Facile fabrication of N-doped RGO decorated CoS2 nanoparticles as advanced integrated electrode for enhanced supercapacitor performance

Abstract

Transition metal sulfides (TMSs) are a class of advanced electrode materials for new energy storage devices with superior performance due to their many advantages, such as high specific capacity, good conductivity, low electronegativity, high redox activity, rich variety and low price. Herein, we developed N-doped reduced graphene oxide (N-RGO) decorated CoS₂ nanoparticles nanohybrids (N-RGO/CoS₂, denoted as NGCS) by a facile hydrothermal method. The doped-N process enriches the specific surface area and porosity of RGO nanosheets, which not only forms rich network nanostructures conducive to rapid charge/ion transport, but also promotes more dispersed anchoring of CoS₂, resulting in the formation of smaller-sized CoS₂ nanoparticles that can provide rich and exposed electroactive sites.

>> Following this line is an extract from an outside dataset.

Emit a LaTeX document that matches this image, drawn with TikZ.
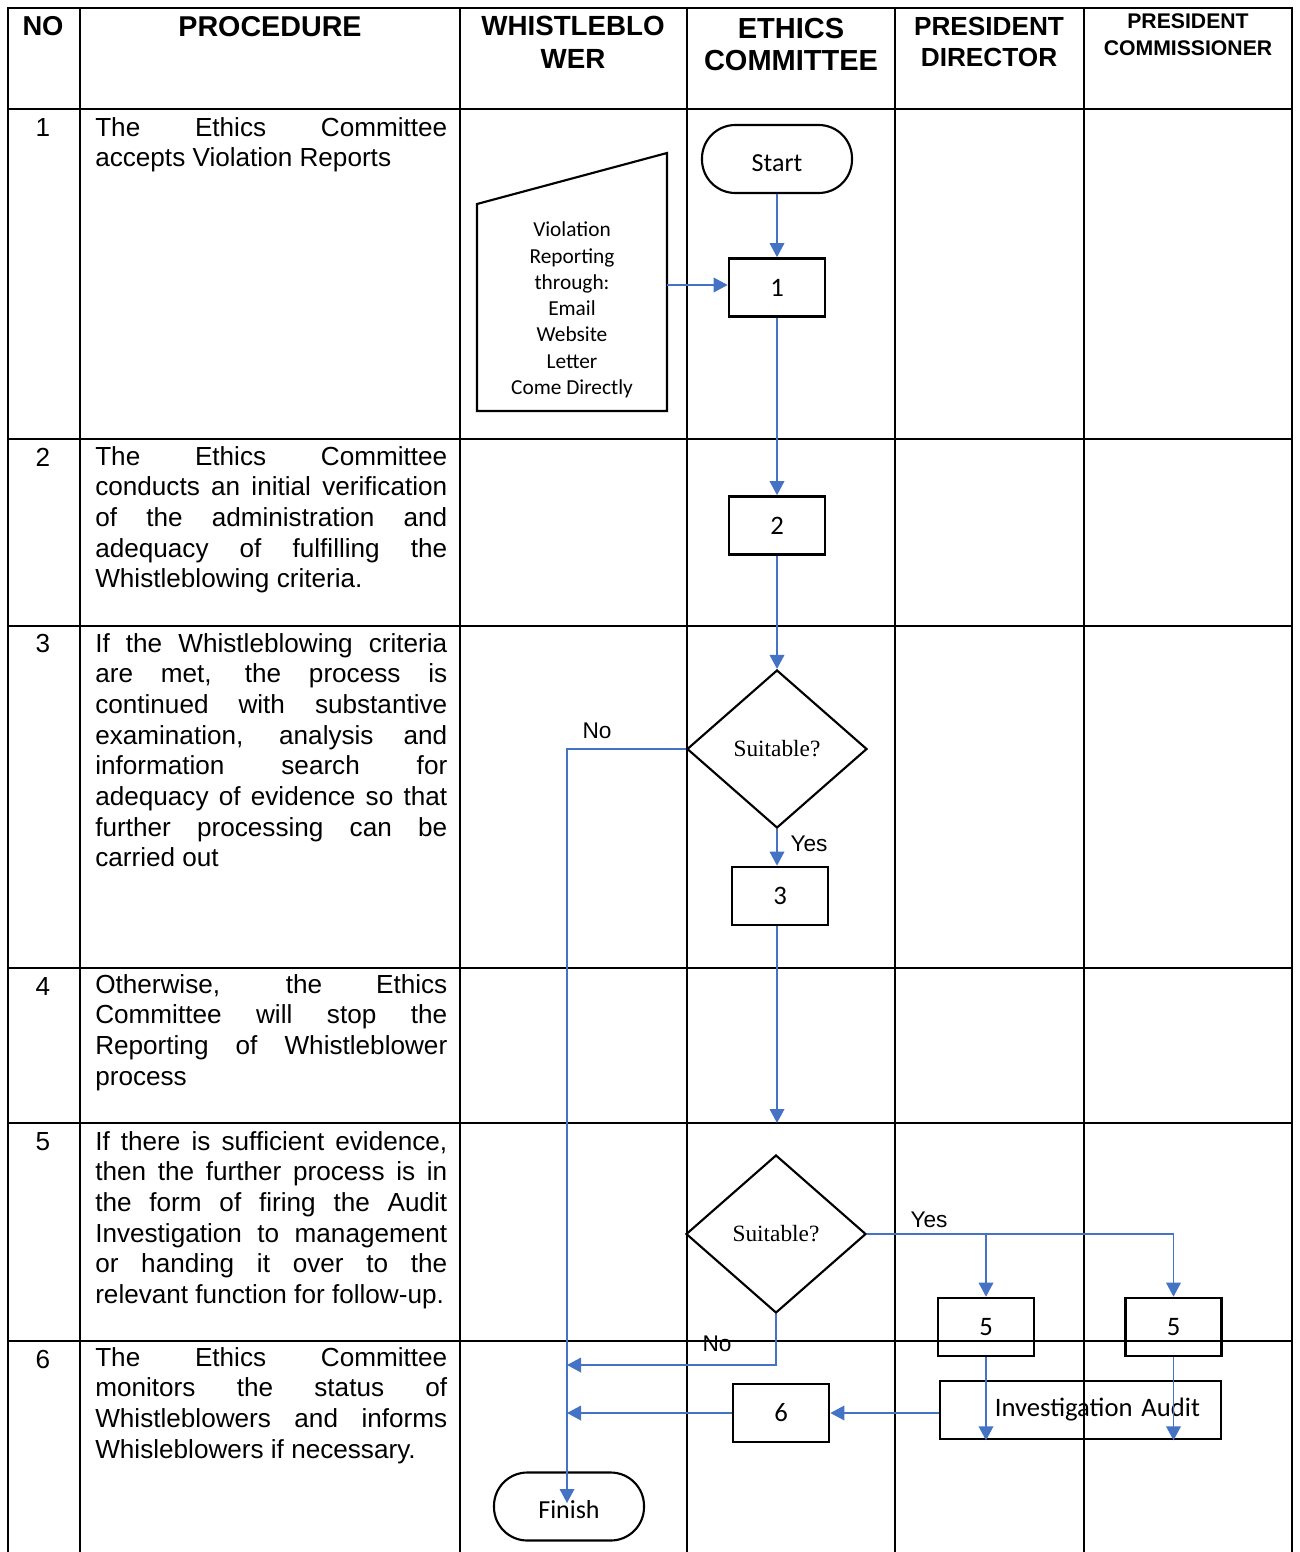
\documentclass[tikz,border=0pt]{standalone}
\usepackage{fontspec}
\setmainfont{Liberation Sans}
\newfontfamily\flowfont{Carlito}
\newfontfamily\seriffont{Liberation Serif}
\usepackage{tikz}
\usetikzlibrary{arrows.meta,shapes.geometric}
\definecolor{flowblue}{RGB}{68,114,196}

\begin{document}
\begin{tikzpicture}[x=0.75pt,y=0.75pt,yscale=-1,xscale=1,
  grid/.style={line width=1.5pt,line cap=rect},
  head/.style={align=center,inner sep=0},
  num/.style={inner sep=0,font=\fontsize{19.6}{23}\selectfont},
  proc/.style={anchor=north west,inner sep=0,text width=264pt,align=justify,
    font=\fontsize{19.6}{23}\selectfont,
    execute at begin node={\tolerance=10000\hyphenpenalty=10000}},
  box/.style={draw,line width=2pt,minimum width=72pt,minimum height=43.5pt,inner sep=0,
    font=\flowfont\fontsize{20}{24}\selectfont},
  terminal/.style={draw,line width=1.6pt,rounded corners=25pt,minimum width=112.5pt,
    minimum height=51pt,inner sep=0,text height=18.4pt,text depth=0pt,
    font=\flowfont\fontsize{19.5}{23}\selectfont},
  decision/.style={draw,diamond,line width=1.6pt,minimum width=135pt,minimum height=118.5pt,
    inner sep=0,font=\seriffont\fontsize{17.5}{21}\selectfont},
  flow/.style={flowblue,line width=1pt,-{Triangle[length=10.5pt,width=11pt]}},
  tag/.style={inner sep=0,font=\fontsize{17}{20}\selectfont}]
\useasboundingbox (0,0) rectangle (1299,1552);

%Straight Lines: table rows
\draw[grid] (8,8) -- (1292,8);
\draw[grid] (8,109) -- (1292,109);
\draw[grid] (8,439) -- (1292,439);
\draw[grid] (8,626) -- (1292,626);
\draw[grid] (8,968) -- (1292,968);
\draw[grid] (8,1123) -- (1292,1123);
\draw[grid] (8,1341) -- (1292,1341);
%Straight Lines: table columns
\draw[grid] (8,8) -- (8,1552);
\draw[grid] (80,8) -- (80,1552);
\draw[grid] (460,8) -- (460,1552);
\draw[grid] (687,8) -- (687,1552);
\draw[grid] (895,8) -- (895,1552);
\draw[grid] (1084,8) -- (1084,1552);
\draw[grid] (1292,8) -- (1292,1552);

% Header
\node[head,font=\bfseries\fontsize{20.5}{24}\selectfont] (hNo) at (43,26.5) {NO};
\node[head,font=\bfseries\fontsize{21.5}{24}\selectfont] (hProc) at (270,26.5) {PROCEDURE};
\node[head,font=\bfseries\fontsize{20.8}{24.75}\selectfont] (hWhistle) at (573,42) {WHISTLEBLO\\WER};
\node[head,font=\bfseries\fontsize{21.75}{24.4}\selectfont] (hEthics) at (791,44.5) {ETHICS\\COMMITTEE};
\node[head,font=\bfseries\fontsize{19.65}{23.25}\selectfont] (hDirector) at (989,41.5) {PRESIDENT\\DIRECTOR};
\node[head,font=\bfseries\fontsize{15.9}{20.25}\selectfont] (hCommissioner) at (1188,34.5) {PRESIDENT\\COMMISSIONER};

% Step numbers
\node[num] (n1) at (43,128) {1};
\node[num] (n2) at (43,457) {2};
\node[num] (n3) at (43,643) {3};
\node[num] (n4) at (43,986) {4};
\node[num] (n5) at (43,1142) {5};
\node[num] (n6) at (43,1359) {6};

% Procedure texts
\node[proc] (p1) at (95,117) {The Ethics Committee\linebreak accepts Violation Reports};
\node[proc] (p2) at (95,446) {The Ethics Committee\linebreak conducts an initial verification\linebreak of the administration and\linebreak adequacy of fulfilling the\linebreak Whistleblowing criteria.};
\node[proc] (p3) at (95,633) {If the Whistleblowing criteria\linebreak are met, the process is\linebreak continued with substantive\linebreak examination, analysis and\linebreak information search for\linebreak adequacy of evidence so that\linebreak further processing can be\linebreak carried out};
\node[proc] (p4) at (95,974) {Otherwise, the Ethics\linebreak Committee will stop the\linebreak Reporting of Whistleblower\linebreak process};
\node[proc] (p5) at (95,1131) {If there is sufficient evidence,\linebreak then the further process is in\linebreak the form of firing the Audit\linebreak Investigation to management\linebreak or handing it over to the\linebreak relevant function for follow-up.};
\node[proc] (p6) at (95,1347) {The Ethics Committee\linebreak monitors the status of\linebreak Whistleblowers and informs\linebreak Whisleblowers if necessary.};

%Shape: Manual Input
\draw[line width=1.6pt] (477,204) -- (667,153) -- (667,411) -- (477,411) -- cycle;
\node[head,font=\flowfont\fontsize{16}{19.7}\selectfont] (report) at (572,310) {Violation\\Reporting\\through:\\Email\\Website\\Letter\\Come Directly};
\coordinate (reportout) at (667,285);

% Flow nodes
\node[terminal] (start) at (777,159) {Start};
\node[box] (b1) at (777,287.5) {1};
\node[box] (b2) at (777,525.5) {2};
\node[decision] (d1) at (777,749) {Suitable?};
\node[box] (b3) at (780,896) {3};
\coordinate (gap4) at (777,1123);
\node[decision] (d2) at (776,1234) {Suitable?};
\node[box] (b5a) at (986,1327) {5};
\node[box] (b5b) at (1173.5,1327) {5};
\node[box,minimum width=210.75pt,inner xsep=15.75pt,text width=179.25pt,align=right] (audit) at (1080.5,1410) {Investigation Audit};
\node[box] (b6) at (781,1413) {6};
\node[terminal] (finish) at (569,1506.5) {Finish};
\coordinate (finin) at (567,1503);
\coordinate (noin) at (567,1365);

% Labels
\node[tag] (no1) at (597,731) {No};
\node[tag] (yes1) at (809,844) {Yes};
\node[tag] (yes2) at (929,1220) {Yes};
\node[tag] (no2) at (717,1344) {No};

% Connectors
\draw[flow] (start) -- (b1);
\draw[flow] (reportout) -- (reportout -| b1.west);
\draw[flow] (b1) -- (b2);
\draw[flow] (b2) -- (d1.north);
\draw[flow] (d1.west) -| (finin);
\draw[flow] (d1.south) -- (d1.south |- b3.north);
\draw[flow] (gap4 |- b3.south) -- (gap4);
\draw[flow] (d2.east) -| (b5a.north);
\draw[flow] (d2.east) -| (b5b.north);
\draw[flow] (b5a.south) -- (b5a.south |- audit.south);
\draw[flow] (b5b.south) -- (b5b.south |- audit.south);
\draw[flow] (audit.west |- b6) -- (b6.east);
\draw[flow] (b6.west) -- (b6.west -| finin);
\draw[flow] (d2.south) |- (noin);

\end{tikzpicture}
\end{document}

Therefore, such unique hierarchical porous nanostructures help all components in the nanohybrids to “complement each other's strengths”, so that the fabricated NGCS electrode exhibits a high specific capacitance of 797.1 F g⁻¹ at 0.6 A g⁻¹ and an excellent rate capability with 77.5 % retention (20 A g⁻¹). Furthermore, the assembled NGCS//AC hybrid supercapacitor (HSC) delivers excellent energy density of 41.4 Wh kg⁻¹ (at 719.7 W kg⁻¹) and long-term cyclability with 86.02 % capacitance retention after 13,000 cycles, presenting a promising application potential in new high-performance energy storage and conversion devices.